◆ The task: Select, from the data, each line where "chart" occurs.

◆ Source data:
--*--

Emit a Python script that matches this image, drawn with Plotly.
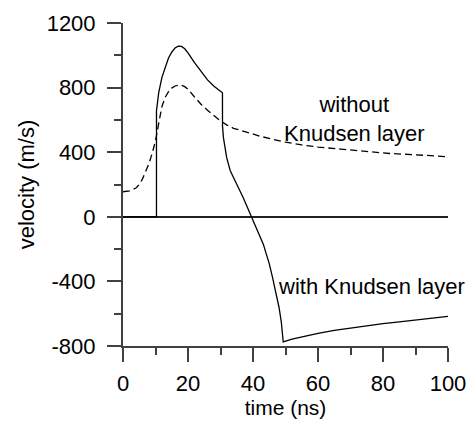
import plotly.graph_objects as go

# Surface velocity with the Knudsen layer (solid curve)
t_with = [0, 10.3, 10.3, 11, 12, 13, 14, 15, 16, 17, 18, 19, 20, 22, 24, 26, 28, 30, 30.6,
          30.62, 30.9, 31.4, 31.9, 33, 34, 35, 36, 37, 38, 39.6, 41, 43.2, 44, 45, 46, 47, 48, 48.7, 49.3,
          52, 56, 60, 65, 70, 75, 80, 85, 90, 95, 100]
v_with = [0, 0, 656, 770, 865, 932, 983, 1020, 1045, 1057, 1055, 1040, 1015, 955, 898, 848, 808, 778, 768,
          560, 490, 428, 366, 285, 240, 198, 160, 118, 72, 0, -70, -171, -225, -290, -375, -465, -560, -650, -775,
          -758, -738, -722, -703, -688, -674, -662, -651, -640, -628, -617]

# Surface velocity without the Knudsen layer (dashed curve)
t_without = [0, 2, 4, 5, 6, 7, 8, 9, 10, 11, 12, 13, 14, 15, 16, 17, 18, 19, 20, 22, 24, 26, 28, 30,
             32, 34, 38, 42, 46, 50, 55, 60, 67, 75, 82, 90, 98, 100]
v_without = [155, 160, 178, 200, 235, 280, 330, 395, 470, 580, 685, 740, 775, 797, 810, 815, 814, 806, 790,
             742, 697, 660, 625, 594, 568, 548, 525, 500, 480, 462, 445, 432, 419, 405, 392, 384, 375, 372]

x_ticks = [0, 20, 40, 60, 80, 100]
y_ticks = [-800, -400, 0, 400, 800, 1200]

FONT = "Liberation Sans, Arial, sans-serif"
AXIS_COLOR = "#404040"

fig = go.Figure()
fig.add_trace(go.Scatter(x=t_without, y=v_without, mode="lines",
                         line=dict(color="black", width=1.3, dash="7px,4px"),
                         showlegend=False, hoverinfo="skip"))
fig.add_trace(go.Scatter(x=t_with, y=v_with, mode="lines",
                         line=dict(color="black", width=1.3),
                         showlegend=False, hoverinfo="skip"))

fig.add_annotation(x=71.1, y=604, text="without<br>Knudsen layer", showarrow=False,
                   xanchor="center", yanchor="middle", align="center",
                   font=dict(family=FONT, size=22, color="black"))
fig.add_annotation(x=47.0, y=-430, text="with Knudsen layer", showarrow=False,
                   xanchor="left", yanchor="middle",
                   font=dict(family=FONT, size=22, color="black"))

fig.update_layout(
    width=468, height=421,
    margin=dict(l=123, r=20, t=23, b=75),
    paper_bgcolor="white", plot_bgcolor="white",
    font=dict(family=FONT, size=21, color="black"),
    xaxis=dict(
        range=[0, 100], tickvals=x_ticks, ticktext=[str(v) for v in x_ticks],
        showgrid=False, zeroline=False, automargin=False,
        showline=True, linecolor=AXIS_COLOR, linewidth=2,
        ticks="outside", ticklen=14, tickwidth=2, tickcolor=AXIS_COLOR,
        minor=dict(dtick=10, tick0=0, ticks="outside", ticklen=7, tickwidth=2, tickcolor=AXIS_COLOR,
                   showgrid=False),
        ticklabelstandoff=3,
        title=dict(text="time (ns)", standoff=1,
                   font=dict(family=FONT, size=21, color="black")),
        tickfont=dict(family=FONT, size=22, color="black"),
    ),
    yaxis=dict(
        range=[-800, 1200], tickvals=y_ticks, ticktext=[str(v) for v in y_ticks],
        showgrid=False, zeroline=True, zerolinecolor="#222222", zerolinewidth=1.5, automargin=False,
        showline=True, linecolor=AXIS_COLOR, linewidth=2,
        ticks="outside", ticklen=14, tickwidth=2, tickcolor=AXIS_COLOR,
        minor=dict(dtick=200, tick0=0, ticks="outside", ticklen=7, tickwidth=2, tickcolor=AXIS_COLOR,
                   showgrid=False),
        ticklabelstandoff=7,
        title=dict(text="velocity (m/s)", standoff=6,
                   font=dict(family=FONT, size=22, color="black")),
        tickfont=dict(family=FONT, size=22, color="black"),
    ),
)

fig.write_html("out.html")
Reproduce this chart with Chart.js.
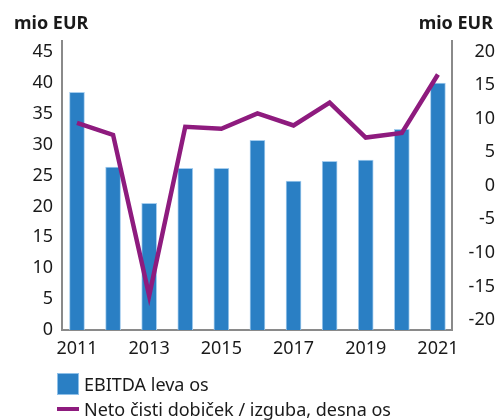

--*--

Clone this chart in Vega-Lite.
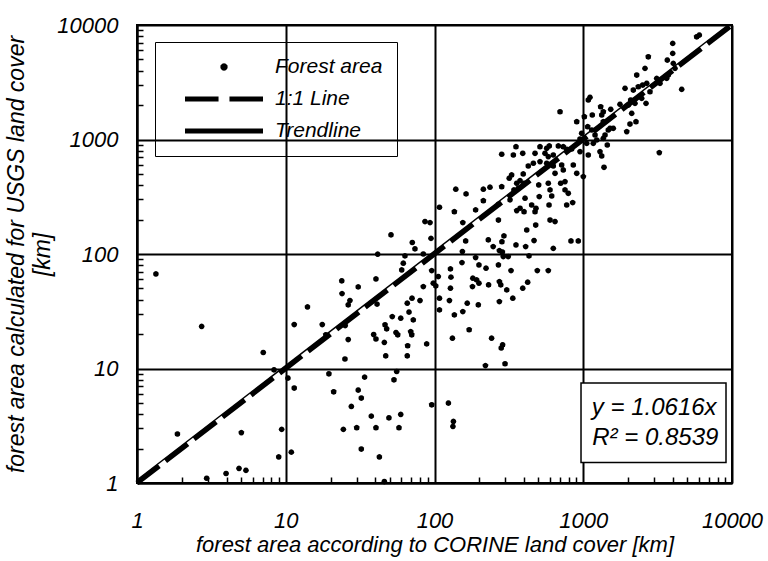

--*--

◆ Solution:
Reproduce this chart with Chart.js.
Clone this chart in Vega-Lite.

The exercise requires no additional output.